Of course, Manoah is just one part of the equation for the Blue Jays. Their rotation has been their biggest strength so far this year, so there’s not exactly a need to rush a pitcher whose rehab window extends to May 6.

Plus, they “definitely want to keep (Yariel Rodriguez) on turn” as a starter for the time being. With all of that in mind, it stands to reason that the Blue Jays will proceed deliberately with Manoah, knowing that these logjams tend to resolve themselves with time.

“A lot of it is how he is and how we are,” Schneider said. “So a good problem to have. But yeah, we’ll cross that bridge when we get there.”


When Joey Votto rolled his ankle in a spring game on March 17, he wasn’t expected to miss this much time, but he remains on the sidelines with no timetable for getting into a game.
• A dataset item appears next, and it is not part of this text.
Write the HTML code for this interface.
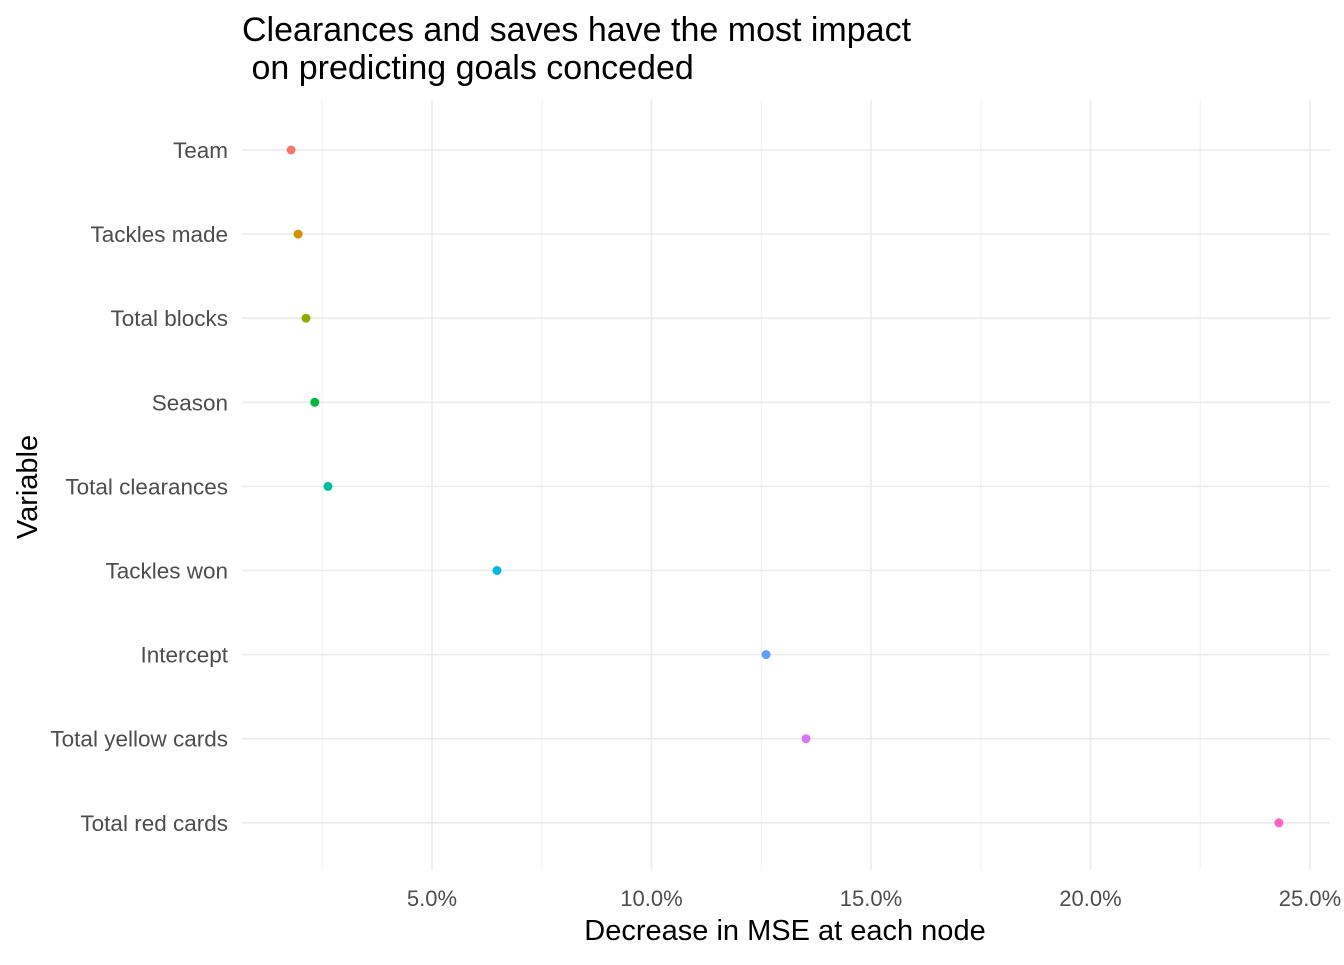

“He’s ramping up baseball activity, and running more but it’s still kind of been the same for about a week or 10 days,” Schneider said. “Not hitting live (batting practice) or anything like that. Kind of just on the same slow track.”

Schneider said there’s no additional injury, but noted Votto wants to be fully ready once he does get into minor-league games.

“Probably just a 40-year-old taking a little bit longer to heal.”


Reliever Chad Green (shoulder) is meeting with a team doctor in Toronto to determine next steps. In the meantime, he’s not throwing. … Left-handed pitching prospect Brandon Barriera is visiting with Dr. Keith Meister this week after experiencing elbow soreness. … Right-handed pitching prospect Landen Maroudis is getting an MRI after experiencing forearm soreness.